### Figure scripts
BEGIN

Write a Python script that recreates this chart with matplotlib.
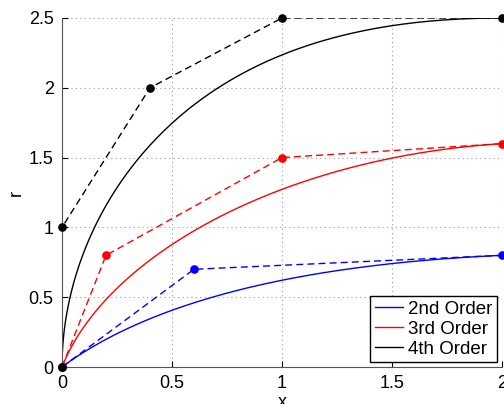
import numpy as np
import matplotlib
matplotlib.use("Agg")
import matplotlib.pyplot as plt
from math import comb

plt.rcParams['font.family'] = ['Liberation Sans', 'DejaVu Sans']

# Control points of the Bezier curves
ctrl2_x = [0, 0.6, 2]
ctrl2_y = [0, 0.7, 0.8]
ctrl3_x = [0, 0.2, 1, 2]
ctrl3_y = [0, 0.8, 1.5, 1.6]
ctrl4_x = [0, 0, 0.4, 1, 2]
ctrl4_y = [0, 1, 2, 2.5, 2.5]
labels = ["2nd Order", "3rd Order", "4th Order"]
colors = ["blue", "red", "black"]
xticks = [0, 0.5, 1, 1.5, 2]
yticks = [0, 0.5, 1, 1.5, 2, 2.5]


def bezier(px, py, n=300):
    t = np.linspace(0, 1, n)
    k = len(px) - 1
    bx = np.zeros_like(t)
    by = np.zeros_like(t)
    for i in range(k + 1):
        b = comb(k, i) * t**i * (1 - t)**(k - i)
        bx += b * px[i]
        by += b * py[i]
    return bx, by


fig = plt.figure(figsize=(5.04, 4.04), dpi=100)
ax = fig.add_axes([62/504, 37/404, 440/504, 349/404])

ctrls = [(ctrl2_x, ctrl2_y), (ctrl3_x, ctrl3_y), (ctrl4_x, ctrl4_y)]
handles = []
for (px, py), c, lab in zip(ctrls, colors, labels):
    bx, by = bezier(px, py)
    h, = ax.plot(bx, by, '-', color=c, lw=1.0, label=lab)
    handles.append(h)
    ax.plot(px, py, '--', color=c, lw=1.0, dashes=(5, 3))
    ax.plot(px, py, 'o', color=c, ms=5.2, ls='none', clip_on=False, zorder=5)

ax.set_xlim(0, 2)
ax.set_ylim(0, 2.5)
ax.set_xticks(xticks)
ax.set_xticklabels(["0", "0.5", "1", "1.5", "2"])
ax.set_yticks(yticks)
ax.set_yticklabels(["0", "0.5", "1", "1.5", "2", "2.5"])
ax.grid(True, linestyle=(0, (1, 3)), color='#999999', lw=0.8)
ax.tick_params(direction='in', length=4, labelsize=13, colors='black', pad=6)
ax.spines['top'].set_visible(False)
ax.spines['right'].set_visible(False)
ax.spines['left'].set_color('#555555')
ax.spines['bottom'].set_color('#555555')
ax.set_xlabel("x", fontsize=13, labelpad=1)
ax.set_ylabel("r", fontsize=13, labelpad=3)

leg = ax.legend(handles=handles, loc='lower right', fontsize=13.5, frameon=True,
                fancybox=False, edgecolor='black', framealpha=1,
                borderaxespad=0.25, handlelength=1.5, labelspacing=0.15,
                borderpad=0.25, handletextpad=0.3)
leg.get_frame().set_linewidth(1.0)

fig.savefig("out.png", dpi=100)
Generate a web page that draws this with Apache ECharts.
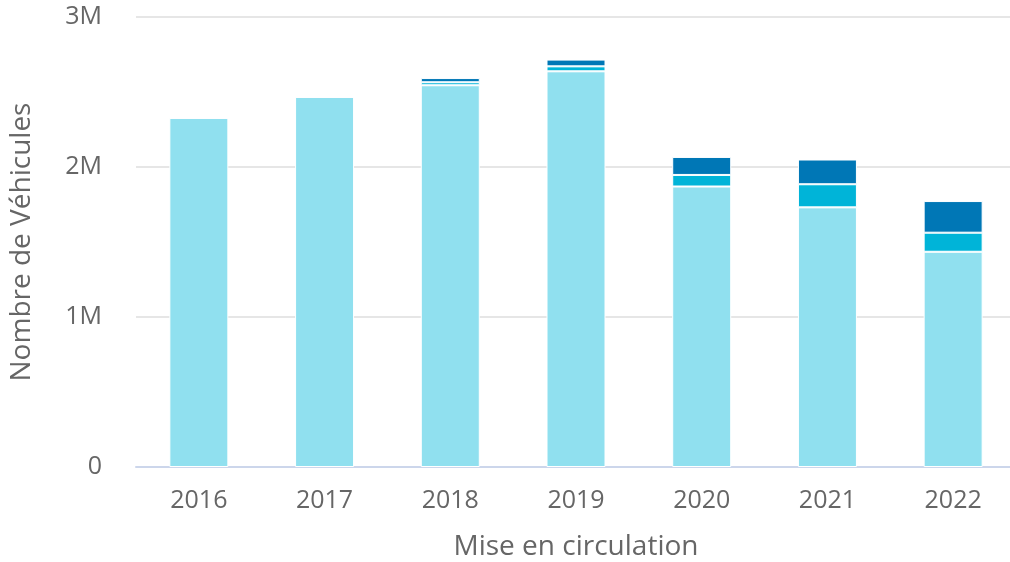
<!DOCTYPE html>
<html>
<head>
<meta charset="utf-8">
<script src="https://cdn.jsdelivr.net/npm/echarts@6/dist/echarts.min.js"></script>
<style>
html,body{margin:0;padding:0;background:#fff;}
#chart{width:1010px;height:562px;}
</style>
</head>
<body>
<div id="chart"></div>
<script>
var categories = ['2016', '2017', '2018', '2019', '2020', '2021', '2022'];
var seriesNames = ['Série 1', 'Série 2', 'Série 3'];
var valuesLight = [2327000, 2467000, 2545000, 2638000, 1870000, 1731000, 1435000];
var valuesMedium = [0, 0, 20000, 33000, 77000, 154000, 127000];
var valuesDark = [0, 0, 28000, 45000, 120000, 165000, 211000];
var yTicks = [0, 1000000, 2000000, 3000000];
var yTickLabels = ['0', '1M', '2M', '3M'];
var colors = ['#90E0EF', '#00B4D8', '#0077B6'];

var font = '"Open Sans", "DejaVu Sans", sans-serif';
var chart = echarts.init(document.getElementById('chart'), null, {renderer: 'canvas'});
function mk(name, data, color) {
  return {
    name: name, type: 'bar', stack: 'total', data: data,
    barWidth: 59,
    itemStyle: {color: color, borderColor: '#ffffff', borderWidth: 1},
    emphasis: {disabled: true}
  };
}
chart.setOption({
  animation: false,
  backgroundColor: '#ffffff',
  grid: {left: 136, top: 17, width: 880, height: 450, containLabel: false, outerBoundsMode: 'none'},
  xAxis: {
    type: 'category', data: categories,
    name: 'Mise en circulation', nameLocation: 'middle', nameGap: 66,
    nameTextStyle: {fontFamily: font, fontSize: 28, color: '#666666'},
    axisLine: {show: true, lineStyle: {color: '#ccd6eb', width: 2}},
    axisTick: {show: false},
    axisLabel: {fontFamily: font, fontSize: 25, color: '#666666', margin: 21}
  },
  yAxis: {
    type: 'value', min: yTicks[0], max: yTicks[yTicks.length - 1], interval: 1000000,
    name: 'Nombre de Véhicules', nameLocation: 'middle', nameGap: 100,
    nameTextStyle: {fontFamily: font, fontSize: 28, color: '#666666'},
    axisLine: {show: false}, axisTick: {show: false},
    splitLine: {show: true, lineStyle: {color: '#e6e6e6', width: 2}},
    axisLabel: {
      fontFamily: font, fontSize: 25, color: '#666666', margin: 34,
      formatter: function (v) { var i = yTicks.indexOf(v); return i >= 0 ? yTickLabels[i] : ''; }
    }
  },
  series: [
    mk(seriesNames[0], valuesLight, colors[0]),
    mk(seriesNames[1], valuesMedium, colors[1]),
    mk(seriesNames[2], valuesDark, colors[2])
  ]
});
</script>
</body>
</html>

END

### Task statement
Write out an exact copy of the listing, first line through the line containing "plt.rcParams['font.family'] = ['Liberation", with the pictures left out.

### Exercise result
Write a Python script that recreates this chart with matplotlib.
import numpy as np
import matplotlib
matplotlib.use("Agg")
import matplotlib.pyplot as plt
from math import comb

plt.rcParams['font.family'] = ['Liberation Sans', 'DejaVu Sans']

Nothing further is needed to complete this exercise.